Issues in measurement

Whenever we’re trying to measure something there are some issues that we need to be aware of1

Construct validity

  • In psychology we measure lots of things that are difficult to observe directly

    • This includes things like happiness, cognitive ability, and aspects of personality
  • We try to measure these things using a range of tools including questionnaires, and experimental tasks

  • We design these tools using the theoretical underpinnings behind the constructs we’re trying to measure

  • Construct validity is the extent to which a tool can be justifiably trusted to actually measure the construct it is supposed to measure.

External validity

  • We want to be able to generalise the findings from our studies beyond the particular people that took part in our study

  • And we want to be able to generalise the findings from our studies beyond the exact experimental tasks and setup used in our study

  • A study has external validity if it can be generalised to the population of people with relevant characteristics

    • It might be the case that if our study only used white mean in western cultures that the findings might only generalise to white men in western cultures
  • Ecological validity is a type of external validity that is particularly relevant to experimental designs

    • Refers to whether the findings of a study apply to the “real world

WEIRD samples

  • Researchers have questioned whether the results from typical psych studies are generalisable

  • Most psychology studies are conducted in a small handful of countries in the Global North (e.g., in North America, Europe, Australia/New Zealand)

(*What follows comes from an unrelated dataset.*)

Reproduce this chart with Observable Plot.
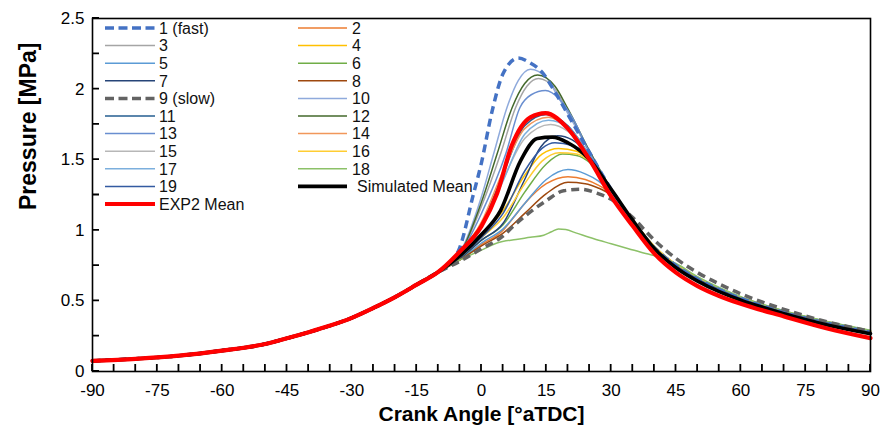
<!DOCTYPE html>
<html><head><meta charset="utf-8">
<script src="https://cdn.jsdelivr.net/npm/d3@7"></script>
<script src="https://cdn.jsdelivr.net/npm/@observablehq/plot@0.6"></script>
<style>
body{margin:0;background:#fff;}
#wrap{position:relative;width:884px;height:435px;font-family:"Liberation Sans",Arial,sans-serif;}
#wrap svg.legend{position:absolute;left:0;top:0;pointer-events:none;}
</style></head><body><div id="wrap"></div>
<script>
const compression = [[-90,0.075],[-80,0.09],[-70,0.112],[-60,0.148],[-50,0.195],[-45,0.235],[-40,0.278],[-35,0.325],[-30,0.38],[-25,0.45],[-20,0.527],[-15,0.615],[-10,0.705]];
const s1  = [[-7,0.77],[-5,0.88],[-2,1.24],[0,1.48],[2.5,1.85],[5,2.11],[8.5,2.22],[11,2.19],[14,2.12],[17,1.98],[20,1.82],[25,1.55],[30,1.29],[35,1.065],[40,0.875],[45,0.75],[50,0.655],[55,0.58],[60,0.518],[70,0.418],[80,0.342],[90,0.278]];
const s2  = [[-5,0.79],[0,0.90],[5,1.00],[7.4,1.09],[10,1.19],[15,1.33],[20,1.38],[24,1.36],[27,1.32],[30,1.26],[35,1.07],[40,0.885],[45,0.755],[50,0.662],[55,0.588],[60,0.525],[70,0.425],[80,0.348],[90,0.283]];
const s3  = [[-5,0.83],[0,1.17],[4.4,1.54],[7.9,1.87],[10.5,2.02],[13.2,2.075],[17,2.00],[20,1.84],[25,1.55],[30,1.285],[35,1.062],[40,0.872],[45,0.748],[50,0.652],[55,0.578],[60,0.515],[70,0.416],[80,0.34],[90,0.276]];
const s4  = [[-5,0.82],[0,0.97],[5,1.14],[10,1.39],[14,1.54],[17.8,1.58],[22,1.56],[25,1.50],[30,1.28],[35,1.07],[40,0.882],[45,0.755],[50,0.66],[55,0.585],[60,0.522],[70,0.422],[80,0.346],[90,0.282]];
const s5  = [[-5,0.79],[0,0.91],[5,1.01],[10,1.19],[15,1.36],[20,1.43],[24,1.40],[27,1.35],[30,1.27],[35,1.065],[40,0.876],[45,0.748],[50,0.654],[55,0.58],[60,0.517],[70,0.418],[80,0.342],[90,0.278]];
const s6  = [[-5,0.80],[0,0.93],[5,1.04],[10,1.27],[15,1.47],[18.7,1.54],[22,1.53],[25,1.48],[30,1.28],[35,1.072],[40,0.886],[45,0.758],[50,0.664],[55,0.59],[60,0.527],[70,0.428],[80,0.352],[90,0.288]];
const s7  = [[-5,0.80],[0,0.93],[5,1.05],[10,1.36],[13.7,1.59],[17.6,1.67],[21,1.64],[25,1.53],[30,1.29],[35,1.066],[40,0.876],[45,0.75],[50,0.655],[55,0.58],[60,0.517],[70,0.418],[80,0.342],[90,0.277]];
const s8  = [[-5,0.79],[0,0.89],[5,0.98],[10,1.12],[15,1.26],[20,1.34],[24,1.33],[27,1.30],[30,1.25],[35,1.068],[40,0.882],[45,0.754],[50,0.66],[55,0.585],[60,0.522],[70,0.423],[80,0.346],[90,0.281]];
const s9  = [[-5,0.78],[0,0.87],[5,0.96],[7.4,1.03],[11.3,1.13],[15,1.21],[19,1.28],[23,1.29],[27,1.26],[30,1.22],[35,1.09],[40,0.93],[45,0.80],[50,0.70],[55,0.62],[60,0.55],[70,0.44],[80,0.352],[90,0.284]];
const s10 = [[-5,0.84],[0,1.24],[2.8,1.54],[5.9,1.87],[8.5,2.06],[11.3,2.14],[15,2.08],[18,1.93],[22,1.72],[25,1.56],[30,1.29],[35,1.066],[40,0.875],[45,0.75],[50,0.655],[55,0.58],[60,0.517],[70,0.418],[80,0.341],[90,0.277]];
const s11 = [[-5,0.84],[0,1.04],[5,1.40],[10,1.74],[15,1.82],[20,1.74],[25,1.53],[30,1.27],[35,1.06],[40,0.87],[45,0.745],[50,0.65],[55,0.576],[60,0.513],[70,0.414],[80,0.338],[90,0.274]];
const s12 = [[-5,0.83],[0,1.20],[3.6,1.54],[7.1,1.87],[10,2.04],[13,2.10],[17,2.02],[20,1.86],[25,1.56],[30,1.29],[35,1.068],[40,0.878],[45,0.752],[50,0.657],[55,0.582],[60,0.519],[70,0.42],[80,0.344],[90,0.279]];
const s13 = [[-5,0.83],[0,1.12],[5.6,1.54],[8.9,1.87],[11.5,1.96],[14.8,1.99],[18,1.93],[21,1.80],[25,1.55],[30,1.285],[35,1.064],[40,0.874],[45,0.749],[50,0.654],[55,0.579],[60,0.516],[70,0.417],[80,0.341],[90,0.277]];
const s14 = [[-5,0.84],[0,1.06],[5,1.42],[10,1.72],[15.5,1.80],[20,1.72],[25,1.52],[30,1.27],[35,1.068],[40,0.884],[45,0.757],[50,0.663],[55,0.588],[60,0.525],[70,0.426],[80,0.35],[90,0.286]];
const s15 = [[-5,0.83],[0,1.03],[5,1.36],[10,1.65],[16,1.75],[20,1.70],[25,1.52],[30,1.27],[35,1.064],[40,0.876],[45,0.75],[50,0.656],[55,0.582],[60,0.52],[70,0.421],[80,0.345],[90,0.28]];
const s16 = [[-5,0.81],[0,0.95],[5,1.09],[10,1.33],[14,1.49],[18,1.55],[22,1.54],[25,1.49],[30,1.28],[35,1.072],[40,0.886],[45,0.758],[50,0.664],[55,0.589],[60,0.526],[70,0.427],[80,0.35],[90,0.285]];
const s17 = [[-5,0.83],[0,1.02],[5,1.35],[10,1.68],[15.5,1.78],[20,1.73],[25,1.53],[30,1.275],[35,1.062],[40,0.873],[45,0.748],[50,0.654],[55,0.58],[60,0.517],[70,0.418],[80,0.343],[90,0.279]];
const s18 = [[-5,0.79],[0,0.86],[3.6,0.91],[8,0.935],[11.3,0.95],[14.4,0.965],[16.2,0.99],[17.8,1.01],[19.5,1.005],[22,0.98],[26,0.94],[30,0.905],[34,0.87],[38,0.835],[41.4,0.81],[45,0.765],[50,0.672],[55,0.595],[60,0.53],[70,0.43],[80,0.354],[90,0.292]];
const s19 = [[-5,0.81],[0,0.95],[5,1.12],[10,1.42],[14,1.58],[17,1.62],[21,1.60],[25,1.52],[30,1.28],[35,1.066],[40,0.877],[45,0.75],[50,0.656],[55,0.581],[60,0.518],[70,0.419],[80,0.343],[90,0.278]];
const simMean  = [[-5,0.82],[0,0.97],[4.4,1.14],[9,1.49],[12.9,1.65],[16.4,1.66],[20,1.62],[25,1.50],[30,1.29],[35,1.07],[40,0.87],[45,0.735],[50,0.64],[55,0.565],[60,0.505],[70,0.41],[80,0.33],[90,0.268]];
const exp2Mean = [[-5,0.85],[0,1.03],[3.6,1.26],[7,1.60],[11.3,1.80],[14.8,1.83],[20,1.72],[25,1.50],[30,1.24],[35,1.03],[40,0.835],[45,0.70],[50,0.605],[55,0.535],[60,0.48],[70,0.39],[80,0.305],[90,0.236]];

const seriesNames  = ["1 (fast)","2","3","4","5","6","7","8","9 (slow)","10","11","12","13","14","15","16","17","18","19","Simulated Mean","EXP2 Mean"];
const seriesColors = ["#4472C4","#ED7D31","#A5A5A5","#FFC000","#5B9BD5","#70AD47","#264478","#9E480E","#636363","#8FAADC","#255E91","#43682B","#698ED0","#F1975A","#B7B7B7","#FFCD33","#7CAFDD","#8CC168","#335AA1","#000000","#FF0000"];
const seriesData   = [s1,s2,s3,s4,s5,s6,s7,s8,s9,s10,s11,s12,s13,s14,s15,s16,s17,s18,s19,simMean,exp2Mean];

const xTickLabels = [-90,-75,-60,-45,-30,-15,0,15,30,45,60,75,90];
const xMinorTicks = [-90,-85,-80,-75,-70,-65,-60,-55,-50,-45,-40,-35,-30,-25,-20,-15,-10,-5,0,5,10,15,20,25,30,35,40,45,50,55,60,65,70,75,80,85,90];
const yTickLabels = [0,0.5,1,1.5,2,2.5];
const yMinorTicks = [0,0.25,0.5,0.75,1,1.25,1.5,1.75,2,2.25,2.5];

function styleOf(i){
  const name = seriesNames[i];
  if (name === "1 (fast)" || name === "9 (slow)") return {w:3.5, dash:"8,5"};
  if (name === "EXP2 Mean") return {w:4.2, dash:null};
  if (name === "Simulated Mean") return {w:3.6, dash:null};
  return {w:1.5, dash:null};
}
const rowsOf = i => compression.concat(seriesData[i]).map(([a,p]) => ({angle:a, p}));
const order = d3.range(seriesNames.length).sort((a,b) => {
  const rank = i => seriesNames[i]==="EXP2 Mean"?3:seriesNames[i]==="Simulated Mean"?2:styleOf(i).dash?1:0;
  return rank(a)-rank(b);
});

const FONT = '"Liberation Sans", Arial, sans-serif';
const lineMarks = order.map(i => {
  const st = styleOf(i);
  return Plot.line(rowsOf(i), {x:"angle", y:"p", stroke: seriesColors[i], strokeWidth: st.w,
    strokeDasharray: st.dash, curve:"monotone-x", strokeLinecap: st.dash ? "butt" : "round"});
});

const W = 884, H = 435, ML = 92, MR = 14, MT = 18, MB = 64;
const xDom = [-90, 90], yDom = [0, 2.5];
const TICK = 7;

const chart = Plot.plot({
  width: W, height: H,
  marginLeft: ML, marginRight: MR, marginTop: MT, marginBottom: MB,
  style: {fontFamily: FONT, color:"#000", background:"#fff", overflow:"visible"},
  x: {domain: xDom},
  y: {domain: yDom},
  marks: [
    ...lineMarks,
    Plot.axisX({ticks: xTickLabels, tickSize:0, tickPadding:12, fontSize:17, tickFormat: d => String(d), label:null}),
    Plot.axisY({ticks: yTickLabels, tickSize:0, tickPadding:8, fontSize:17, tickFormat: d => String(d), label:null}),
    Plot.frame({stroke:"#000", strokeWidth:1.6}),
    Plot.text(["Crank Angle [°aTDC]"], {text: d => d, frameAnchor:"bottom", dy:49, fontWeight:"bold", fontSize:21}),
    Plot.text(["Pressure [MPa]"], {text: d => d, frameAnchor:"left", dx:-64, dy:15, rotate:-90, fontWeight:"bold", fontSize:23})
  ]
});

const wrap = document.getElementById("wrap");
wrap.appendChild(chart);

const sx = chart.scale("x"), sy = chart.scale("y");
const X = v => sx.apply(v), Y = v => sy.apply(v);
const ov = d3.select(wrap).append("svg").attr("class","legend")
  .attr("width",W).attr("height",H);

// inward ticks as one path each axis, positioned with Plot's scales
const y0 = Y(yDom[0]), x0 = X(xDom[0]);
const xPath = xMinorTicks.map(d => `M${X(d)},${y0}V${y0 - TICK}`).join("");
const yPath = yMinorTicks.map(d => `M${x0},${Y(d)}H${x0 + TICK}`).join("");
ov.append("path").attr("d", xPath).attr("fill","none").attr("stroke","#000").attr("stroke-width",1.8);
ov.append("path").attr("d", yPath).attr("fill","none").attr("stroke","#000").attr("stroke-width",1.8);

const legX = [[105,155,159],[298,347,352]];
seriesNames.forEach((name,i) => {
  const col = i % 2, row = Math.floor(i/2);
  const y = 28 + row*17.6;
  const st = styleOf(i);
  ov.append("line").attr("x1",legX[col][0]).attr("x2",legX[col][1]).attr("y1",y).attr("y2",y)
    .attr("stroke",seriesColors[i]).attr("stroke-width",st.w)
    .attr("stroke-dasharray",st.dash ? "9,4.5" : null);
  ov.append("text").attr("x",legX[col][2] + (name==="Simulated Mean"?5:0)).attr("y",y).attr("dy","0.36em")
    .attr("font-family",FONT).attr("font-size",16).attr("fill","#111").text(name);
});
</script></body></html>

  • Many of these studies also make use of undergraduate psychology students for their participants

  • More generally, typical psychology studies are conducted in societies that are WEIRD:

    • Western
    • Educated
    • Industrialised
    • Rich
    • Democratic

Understanding exactly whether and how these impact the generalisability of psychology findings means running more studies with samples that aren’t WEIRD


  • Reliability is about the consistency of a measure

  • A measure is reliable if it produces the same results each time it’s used on the same participant

  • E.g., If we’re measuring maths anxiety with a questionnaire then our questionnaire is reliable if we get similar scores each time we test a particular participant

  • This kind of stability over time is known as test-retest reliability

Levels of measurement

The last couple of things we’ll cover in this lecture will be about the jargon we use to talk about the nature of the measurements we’re taking

  • The first set of terms describe the kind of information we’re working with

  • We call this the level of measurement

  • There are four levels of measurement

    1. Nominal/categorical

    2. Ordinal

    3. Interval

    4. Ratio

Sometimes a construct can fall into many of these levels, and it’s on the researcher to decide what measurement level is the most appropriate to use.

Levels of measurement


Refers to names, categories, labels, or group membership.

  • Some examples include:

    • Eye colour (e.g., green, brown, blue)
    • Occupation status (e.g., FT employed, PT employed, unemployed, student…)
    • Study condition (control, experimental);
    • Even age can be nominal if we wanted it to be (under 50s vs over 50s).
  • Can’t compare the different groups in any quantifiable way

    • E.g., It doesn’t make sense to say that green is more blue when it comes to eye colour.

Ordinal level

Individual observations can be ordered in a meaningful way

For example:

  • We could order marathon runners ranked in order of who came 1st, 2nd, or 3rd.

  • However, doesn’t give information about the differences between individual points

    • E.g., We don’t know how much faster the winner is compared to the runner-up

    • The distance between 1st and 2nd doesn’t have to be the same as the distance between 2nd and 3rd

  • Common in psychology because of Likert scale

Interval level

  • At the interval level of measurement, the differences (intervals) between pairs of adjacent values are the same

    • E.g., The difference between 20°C and 21°C is the same as between 35°C and 36°C.
  • But there is no absolute zero point

    • E.g., IQ is measured at the interval level. Somebody with an IQ of 200 isn’t twice as smart as somebody with an IQ of 100, because there is no such thing as an IQ of 0

Ratio level

  • The ratio level is similar to the interval level, but there is a meaningful 0 point.

  • Some examples of the ratio level of measurement that you might encounter in psychology are:

    • Reaction time
    • Number of correct responses
    • Score on an exam

Variable / data types

When we represent variables with numbers we can have different types depending on the type of data

Continuous variables can contain any numerical value within a certain range

  • E.g., time, height, and weight

Discrete variables can only contain some values

  • E.g., The number of children (only whole numbers, because there’s not such thing as 2.5 children)

Binary variables can only take one of two possible values (Special case of discrete variables )

  • E.g., Head / Tails, Pass / Fail

Our IVs and DVs can be any type (continuous, discrete, binary) or any level of measurement (nominal, ordinal, interval, ratio). It all depends on the study!